Background: High-quality, consistent metal powders are critical for additive manufacturing, as powder defects can lead to catastrophic print failures. Current monitoring approaches such as optical imaging, thermography, and recoater vibration analysis can detect large anomalies but often fail to identify deeper material-level issues like oxidation, thermal conductivity variations, or reuse contamination. As a result, verifying powder quality before and during printing remains a challenge, leaving manufacturers vulnerable to costly inconsistencies and part failures.
Technology Overview: This invention employs a 445 nm modulated laser diode (operating up to 10 MHz) in an argon-purged environment to thermally excite powder layers. An infrared photodetector captures amplitude and phase shifts in the thermal response, which are then analyzed using Principal Component Analysis (PCA) and K-Nearest Neighbors (KNN) algorithms. This process enables precise classification of powder identity, oxidation level, and reuse status. The system is fast, non-destructive, and easy to integrate into additive manufacturing setups for both in-situ quality control and offline analysis.

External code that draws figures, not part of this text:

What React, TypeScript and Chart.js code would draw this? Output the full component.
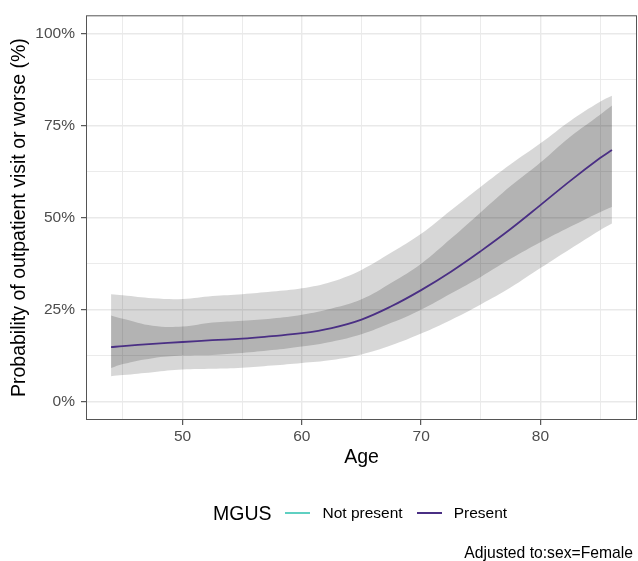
import React, { useEffect, useRef } from "react";
import { Chart, registerables } from "chart.js";

Chart.register(...registerables);

// Age grid where the curves were read
const ages = [44, 45, 47.5, 50, 52.5, 55, 57.5, 60, 62.5, 65, 67.5, 70, 72.5, 75, 77.5, 80, 82.5, 85, 86];
// Predicted probability (%) for MGUS = Present
const present = [14.8, 15.1, 15.7, 16.2, 16.7, 17.1, 17.8, 18.6, 20.0, 22.3, 25.9, 30.3, 35.3, 40.9, 46.9, 53.4, 60.0, 66.2, 68.4];
// Inner (darker) interval
const innerUpper = [23.4, 22.5, 20.6, 20.4, 21.5, 22.0, 22.6, 23.6, 25.3, 27.8, 32.3, 37.5, 44.3, 51.5, 58.6, 65.0, 72.0, 78.0, 80.5];
const innerLower = [9.1, 10.2, 11.8, 12.5, 12.7, 13.2, 14.0, 15.0, 16.3, 18.3, 21.4, 25.0, 29.4, 33.9, 38.8, 43.3, 47.5, 51.5, 52.9];
// Outer (lighter) interval
const outerUpper = [29.2, 28.9, 28.1, 27.9, 28.7, 29.2, 29.9, 30.8, 32.6, 35.8, 40.5, 45.6, 52.0, 58.4, 64.5, 70.2, 76.3, 81.5, 83.1];
const outerLower = [6.9, 7.2, 8.0, 8.7, 8.9, 9.2, 9.8, 10.5, 11.3, 12.8, 15.3, 18.5, 22.2, 26.4, 31.0, 36.3, 41.5, 46.6, 48.4];

const xTicks = [45, 50, 55, 60, 65, 70, 75, 80, 85];
const xMajor = [50, 60, 70, 80];
const yTicks = [0, 12.5, 25, 37.5, 50, 62.5, 75, 87.5, 100];
const yMajor = [0, 25, 50, 75, 100];

const legendTitle = "MGUS";
const legendLabels = ["Not present", "Present"];
const legendColors = ["#5fd0c2", "#4a2f84"];
const caption = "Adjusted to:sex=Female";

const FONT = "'Liberation Sans', Arial, Helvetica, sans-serif";

const toPts = (vals: number[]) => vals.map((v, i) => ({ x: ages[i], y: v }));

const borderPlugin = {
  id: "panelBorder",
  afterDraw(chart: any) {
    const { ctx, chartArea } = chart;
    ctx.save();
    ctx.strokeStyle = "#555555";
    ctx.lineWidth = 1;
    ctx.strokeRect(chartArea.left + 0.5, chartArea.top + 0.5, chartArea.right - chartArea.left - 1, chartArea.bottom - chartArea.top - 1);
    ctx.restore();
  },
};

export default function App() {
  const ref = useRef<HTMLCanvasElement | null>(null);

  useEffect(() => {
    if (!ref.current) return;
    const isMajorX = (v: number) => xMajor.includes(v);
    const isMajorY = (v: number) => yMajor.includes(v);
    const band = (vals: number[], fill: any, bg?: string) => ({
      label: "band",
      data: toPts(vals),
      borderWidth: 0,
      borderColor: "rgba(0,0,0,0)",
      backgroundColor: bg || "rgba(0,0,0,0)",
      pointRadius: 0,
      fill,
      tension: 0.4,
    });
    const chart = new Chart(ref.current, {
      type: "line",
      data: {
        datasets: [
          {
            label: "Present",
            data: toPts(present),
            borderColor: legendColors[1],
            borderWidth: 1.8,
            pointRadius: 0,
            fill: false,
            tension: 0.4,
          },
          band(innerUpper, "+1", "rgba(0,0,0,0.17)"),
          band(innerLower, false),
          band(outerUpper, "+1", "rgba(0,0,0,0.155)"),
          band(outerLower, false),
        ],
      },
      options: {
        responsive: false,
        animation: false,
        layout: { padding: { top: 14, right: 1, left: 0, bottom: 91 } },
        plugins: { legend: { display: false }, tooltip: { enabled: false } },
        scales: {
          x: {
            type: "linear",
            min: 41.9,
            max: 88.1,
            afterFit: (s: any) => {
              s.height = 50;
            },
            afterBuildTicks: (s: any) => {
              s.ticks = xTicks.map((v) => ({ value: v }));
            },
            ticks: {
              autoSkip: false,
              maxRotation: 0,
              padding: 2,
              color: "#4d4d4d",
              font: { family: FONT, size: 15.5 },
              callback: (v: any) => (isMajorX(Number(v)) ? String(v) : ""),
            },
            grid: {
              color: "#e9e9e9",
              lineWidth: (c: any) => (c.tick && isMajorX(c.tick.value) ? 1.4 : 0.9),
              tickColor: (c: any) => (c.tick && isMajorX(c.tick.value) ? "#333333" : "rgba(0,0,0,0)"),
              tickLength: 5,
              tickWidth: 1,
            },
            border: { display: false },
            title: {
              display: true,
              text: "Age",
              color: "#000000",
              font: { family: FONT, size: 19.5 },
              padding: { top: 0, bottom: 1 },
            },
          },
          y: {
            type: "linear",
            min: -5,
            max: 105,
            afterFit: (s: any) => {
              s.width = 86;
            },
            afterBuildTicks: (s: any) => {
              s.ticks = yTicks.map((v) => ({ value: v }));
            },
            ticks: {
              autoSkip: false,
              padding: 6,
              color: "#4d4d4d",
              font: { family: FONT, size: 15.5 },
              callback: (v: any) => (isMajorY(Number(v)) ? `${v}%` : ""),
            },
            grid: {
              color: "#e9e9e9",
              lineWidth: (c: any) => (c.tick && isMajorY(c.tick.value) ? 1.4 : 0.9),
              tickColor: (c: any) => (c.tick && isMajorY(c.tick.value) ? "#333333" : "rgba(0,0,0,0)"),
              tickLength: 5,
              tickWidth: 1,
            },
            border: { display: false },
            title: {
              display: true,
              text: "Probability of outpatient visit or worse (%)",
              color: "#000000",
              font: { family: FONT, size: 19.5 },
              padding: { top: 8, bottom: 0 },
            },
          },
        },
      },
      plugins: [borderPlugin],
    } as any);
    return () => chart.destroy();
  }, []);

  const lineKey = (color: string) => (
    <span style={{ display: "inline-block", width: 25, height: 2, background: color }} />
  );

  return (
    <div style={{ position: "absolute", left: 0, top: 0, width: 638, height: 561, background: "#fff", fontFamily: FONT }}>
      <canvas ref={ref} width={638} height={561} style={{ display: "block" }} />
      <div
        style={{
          position: "absolute",
          left: 213,
          top: 500,
          height: 26,
          display: "flex",
          alignItems: "center",
          whiteSpace: "nowrap",
        }}
      >
        <span style={{ fontSize: 19.5, color: "#000" }}>{legendTitle}</span>
        <span style={{ width: 13 }} />
        {lineKey(legendColors[0])}
        <span style={{ width: 13 }} />
        <span style={{ fontSize: 15.5, color: "#000" }}>{legendLabels[0]}</span>
        <span style={{ width: 14 }} />
        {lineKey(legendColors[1])}
        <span style={{ width: 12 }} />
        <span style={{ fontSize: 15.5, color: "#000" }}>{legendLabels[1]}</span>
      </div>
      <div
        style={{
          position: "absolute",
          right: 5,
          top: 543,
          height: 20,
          lineHeight: "20px",
          fontSize: 15.7,
          color: "#000",
          whiteSpace: "nowrap",
        }}
      >
        {caption}
      </div>
    </div>
  );
}
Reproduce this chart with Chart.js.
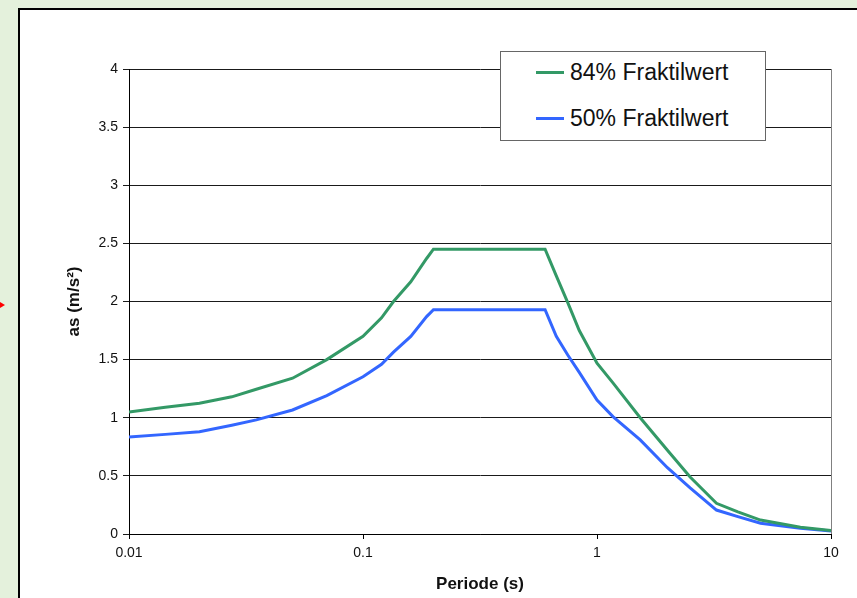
<!DOCTYPE html>
<html>
<head>
<meta charset="utf-8">
<script src="https://cdn.jsdelivr.net/npm/chart.js@4/dist/chart.umd.min.js"></script>
<style>
    html, body { margin: 0; padding: 0; }
    body {
        width: 857px; height: 598px; overflow: hidden; position: relative;
        background: #e4f1dc; font-family: "Liberation Sans", Arial, sans-serif;
    }
    #panel {
        position: absolute; left: 18px; top: 8px; width: 900px; height: 700px;
        background: #fff; border: 2px solid #000; box-sizing: border-box;
    }
    #arrow {
        position: absolute; left: 0; top: 302px; width: 0; height: 0;
        border-top: 3px solid transparent; border-bottom: 3px solid transparent;
        border-left: 5px solid #ff0000;
    }
    #chart-wrap { position: absolute; left: 0; top: 0; width: 857px; height: 598px; }
    #legend {
        position: absolute; left: 500px; top: 51px; width: 266px; height: 90px;
        box-sizing: border-box; border: 1.5px solid #666; background: #fff;
    }
    .legend-item { position: absolute; left: 0; height: 30px; display: flex; align-items: center; }
    .legend-line { width: 28px; height: 3px; margin-left: 35px; margin-right: 6px; }
    .legend-text { font-size: 23px; color: #111; white-space: nowrap; }
</style>
</head>
<body>
<div id="panel"></div>
<div id="arrow"></div>
<div id="chart-wrap"><canvas id="spectrum-chart" width="857" height="598"></canvas></div>
<div id="legend"></div>

<script>
// Periods (s) shared by both curves
const periods = [0.01, 0.0143, 0.02, 0.0275, 0.035, 0.05, 0.07, 0.1, 0.12, 0.135, 0.16, 0.187, 0.2,
    0.6, 0.67, 0.75, 0.84, 1.0, 1.17, 1.53, 2.0, 2.5, 3.24, 4.0, 5.0, 7.4, 10];

// 84% fractile
const fractile84 = [1.05, 1.09, 1.125, 1.18, 1.245, 1.34, 1.50, 1.70, 1.86, 2.0, 2.17, 2.37, 2.45,
    2.45, 2.22, 1.99, 1.75, 1.47, 1.30, 1.0, 0.72, 0.49, 0.264, 0.19, 0.12, 0.058, 0.03];

// 50% fractile
const fractile50 = [0.834, 0.857, 0.88, 0.936, 0.982, 1.067, 1.19, 1.353, 1.46, 1.564, 1.70, 1.87, 1.93,
    1.93, 1.70, 1.54, 1.39, 1.153, 1.01, 0.81, 0.57, 0.397, 0.206, 0.15, 0.092, 0.049, 0.026];

const seriesLabels = ['84% Fraktilwert', '50% Fraktilwert'];
const seriesColors = ['#339966', '#3366ff'];

const xTicks = [0.01, 0.1, 1, 10];

function toPoints(values) {
    return periods.map((p, i) => ({ x: p, y: values[i] }));
}

// Right border of the plot area
const plotBorder = {
    id: 'plotBorder',
    afterDraw(chart) {
        const { ctx, chartArea } = chart;
        ctx.save();
        ctx.strokeStyle = '#808080';
        ctx.lineWidth = 1;
        ctx.beginPath();
        ctx.moveTo(Math.round(chartArea.right) + 0.5, chartArea.top);
        ctx.lineTo(Math.round(chartArea.right) + 0.5, chartArea.bottom);
        ctx.stroke();
        ctx.restore();
    }
};

function initChart() {
    const ctx = document.getElementById('spectrum-chart').getContext('2d');

    const chart = new Chart(ctx, {
        type: 'line',
        data: {
            datasets: [
                { label: seriesLabels[0], data: toPoints(fractile84), borderColor: seriesColors[0] },
                { label: seriesLabels[1], data: toPoints(fractile50), borderColor: seriesColors[1] }
            ].map(d => Object.assign(d, { borderWidth: 3, pointRadius: 0, tension: 0, fill: false }))
        },
        options: {
            responsive: false,
            animation: false,
            layout: { padding: { left: 58, top: 69, right: 26, bottom: 0 } },
            plugins: { legend: { display: false }, tooltip: { enabled: false } },
            scales: {
                x: {
                    type: 'logarithmic',
                    min: 0.01,
                    max: 10,
                    afterBuildTicks: scale => { scale.ticks = xTicks.map(v => ({ value: v })); },
                    afterFit: scale => { scale.height = 64; },
                    ticks: {
                        color: '#111',
                        font: { family: 'Liberation Sans', size: 14 },
                        padding: 6,
                        maxRotation: 0,
                        autoSkip: false,
                        callback: v => String(v)
                    },
                    grid: { drawOnChartArea: false, color: '#000', tickLength: 5 },
                    border: { color: '#000', width: 1 },
                    title: {
                        display: true,
                        text: 'Periode (s)',
                        color: '#111',
                        font: { family: 'Liberation Sans', size: 17, weight: 'bold' },
                        padding: { top: 0, bottom: 3 }
                    }
                },
                y: {
                    min: 0,
                    max: 4,
                    afterFit: scale => { scale.width = 71; },
                    ticks: {
                        stepSize: 0.5,
                        color: '#111',
                        font: { family: 'Liberation Sans', size: 14 },
                        padding: 5,
                        callback: v => String(v)
                    },
                    grid: { color: '#1a1a1a', tickLength: 6 },
                    border: { color: '#000', width: 1 },
                    title: {
                        display: true,
                        text: 'as (m/s²)',
                        color: '#111',
                        font: { family: 'Liberation Sans', size: 17, weight: 'bold' },
                        padding: { top: 6, bottom: 0 }
                    }
                }
            }
        },
        plugins: [plotBorder]
    });

    // HTML legend built from the datasets
    const legend = document.getElementById('legend');
    chart.data.datasets.forEach((ds, i) => {
        const item = document.createElement('div');
        item.className = 'legend-item';
        item.style.top = (5 + i * 46) + 'px';
        item.innerHTML = `
            <div class="legend-line" style="background:${ds.borderColor}"></div>
            <div class="legend-text">${ds.label}</div>
        `;
        legend.appendChild(item);
    });
}

initChart();
</script>
</body>
</html>
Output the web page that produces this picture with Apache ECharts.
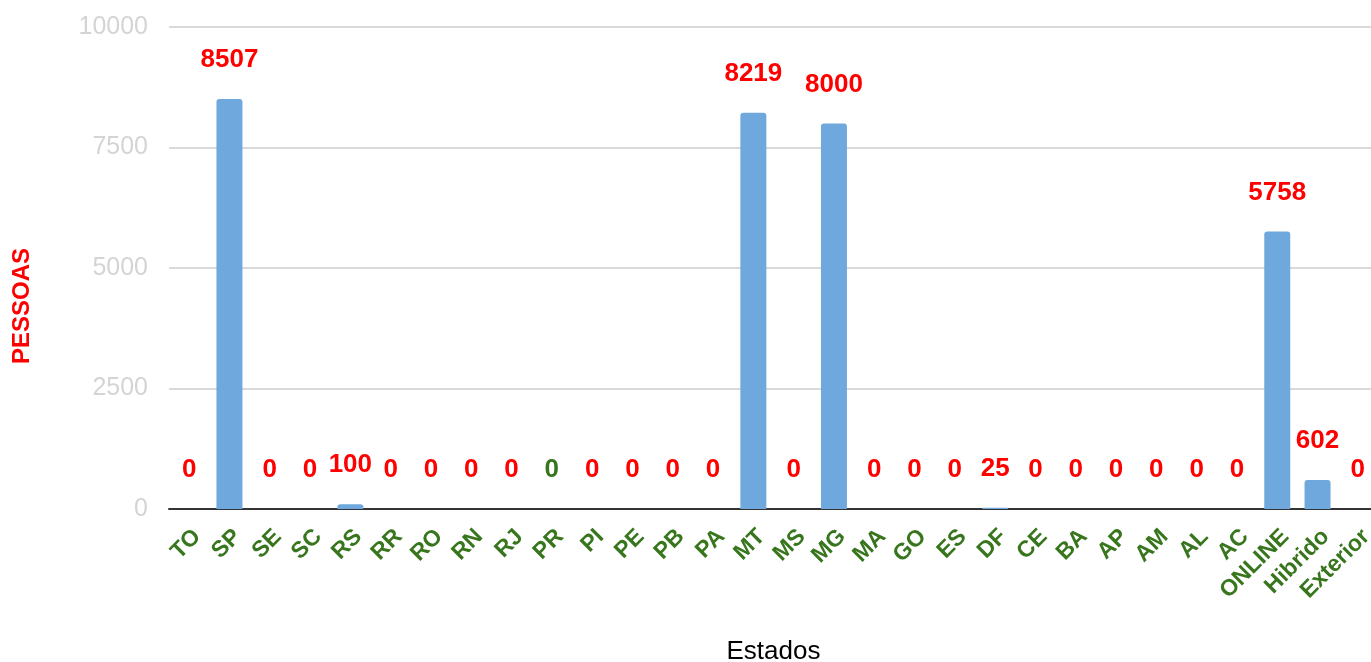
<!DOCTYPE html>
<html>
<head>
<meta charset="utf-8">
<script src="https://cdn.jsdelivr.net/npm/echarts@6/dist/echarts.min.js"></script>
<style>
  html, body { margin: 0; padding: 0; background: #fff; }
  #chart { width: 1371px; height: 662px; }
</style>
</head>
<body>
<div id="chart"></div>
<script>
// categorias (estados) e valores
const categories = ['TO', 'SP', 'SE', 'SC', 'RS', 'RR', 'RO', 'RN', 'RJ', 'PR', 'PI', 'PE', 'PB', 'PA',
  'MT', 'MS', 'MG', 'MA', 'GO', 'ES', 'DF', 'CE', 'BA', 'AP', 'AM', 'AL', 'AC', 'ONLINE', 'Hibrido', 'Exterior']
const pessoas = [0, 8507, 0, 0, 100, 0, 0, 0, 0, 0, 0, 0, 0, 0,
  8219, 0, 8000, 0, 0, 0, 25, 0, 0, 0, 0, 0, 0, 5758, 602, 0]
const yTicks = [0, 2500, 5000, 7500, 10000]

const FONT = '"Liberation Sans", Arial, sans-serif'
const chart = echarts.init(document.getElementById('chart'))

// o rótulo do PR aparece em verde no original
const data = pessoas.map((v, i) => {
  if (categories[i] === 'PR') {
    return { value: v, label: { color: '#38761d' } }
  }
  return v
})

chart.setOption({
  animation: false,
  textStyle: { fontFamily: FONT },
  grid: {
    left: 169,
    top: 27,
    width: 1209,
    height: 482,
    containLabel: false,
    outerBoundsMode: 'none'
  },
  graphic: [{
    type: 'text',
    x: 22,
    y: 306,
    rotation: Math.PI / 2,
    style: {
      text: 'PESSOAS',
      fill: '#ff0000',
      align: 'center',
      verticalAlign: 'middle',
      font: 'bold 24px ' + FONT
    }
  }],
  xAxis: {
    type: 'category',
    data: categories,
    name: 'Estados',
    nameLocation: 'middle',
    nameGap: 130,
    nameTextStyle: { color: '#000', fontSize: 26 },
    axisLine: { lineStyle: { color: '#333', width: 2 } },
    axisTick: { show: false },
    axisLabel: {
      interval: 0,
      rotate: 45,
      color: '#38761d',
      fontWeight: 'bold',
      fontSize: 23,
      verticalAlign: 'top',
      margin: 16
    }
  },
  yAxis: {
    type: 'value',
    min: yTicks[0],
    max: yTicks[yTicks.length - 1],
    interval: 2500,
    axisLine: { show: false },
    axisTick: { show: false },
    axisLabel: { color: '#d4d4d4', fontSize: 25, margin: 21, formatter: v => String(v) },
    splitLine: { lineStyle: { color: '#cccccc', width: 1.5 } }
  },
  series: [{
    type: 'bar',
    data: data,
    barWidth: 26,
    itemStyle: { color: '#6fa8dc', borderRadius: [3, 3, 0, 0] },
    label: {
      show: true,
      position: 'top',
      distance: 26,
      color: '#ff0000',
      fontWeight: 'bold',
      fontSize: 26
    }
  }]
})
</script>
</body>
</html>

Advantages: • Rapid, non-destructive analysis of powder properties • Simultaneous detection of composition, oxidation, and particle size distribution • Accurate verification of powder identity, including reused or contaminated material • Enables real-time, in-situ monitoring during production • Supports calibration of energy sources in additive manufacturing systems • Low-cost system requiring minimal hardware integration • Machine learning-based classification (PCA, KNN) for automated analysis • Reduces reliance on destructive or time-consuming elemental tests
Applications: • Powder verification and quality control in aerospace additive manufacturing • On-site laser calibration for automotive prototyping • Real-time oxidation detection for medical implant production • Monitoring and certification of reused powders in industrial printing • R&D tool for testing and characterizing new powder formulations
Intellectual Property Summary: • US Provisional Patent Application 63/633,025 – Filed April 11, 2024 • US Utility Patent Application 19/177,470 – Filed April 11, 2025
Stage of Development: Prototype – Validated for powder classification, oxidation detection, and reuse evaluation under lab-scale additive manufacturing conditions. TRL ~4.
Licensing Status: This technology is available for licensing.
Licensing Potential: This technology is highly relevant to aerospace, automotive, medical device, and industrial additive manufacturing sectors that depend on consistent powder quality to ensure reliability, reduce costs, and minimize material waste.
Additional Information: Experimental classification results, thermal response data, and integration specifications available upon request.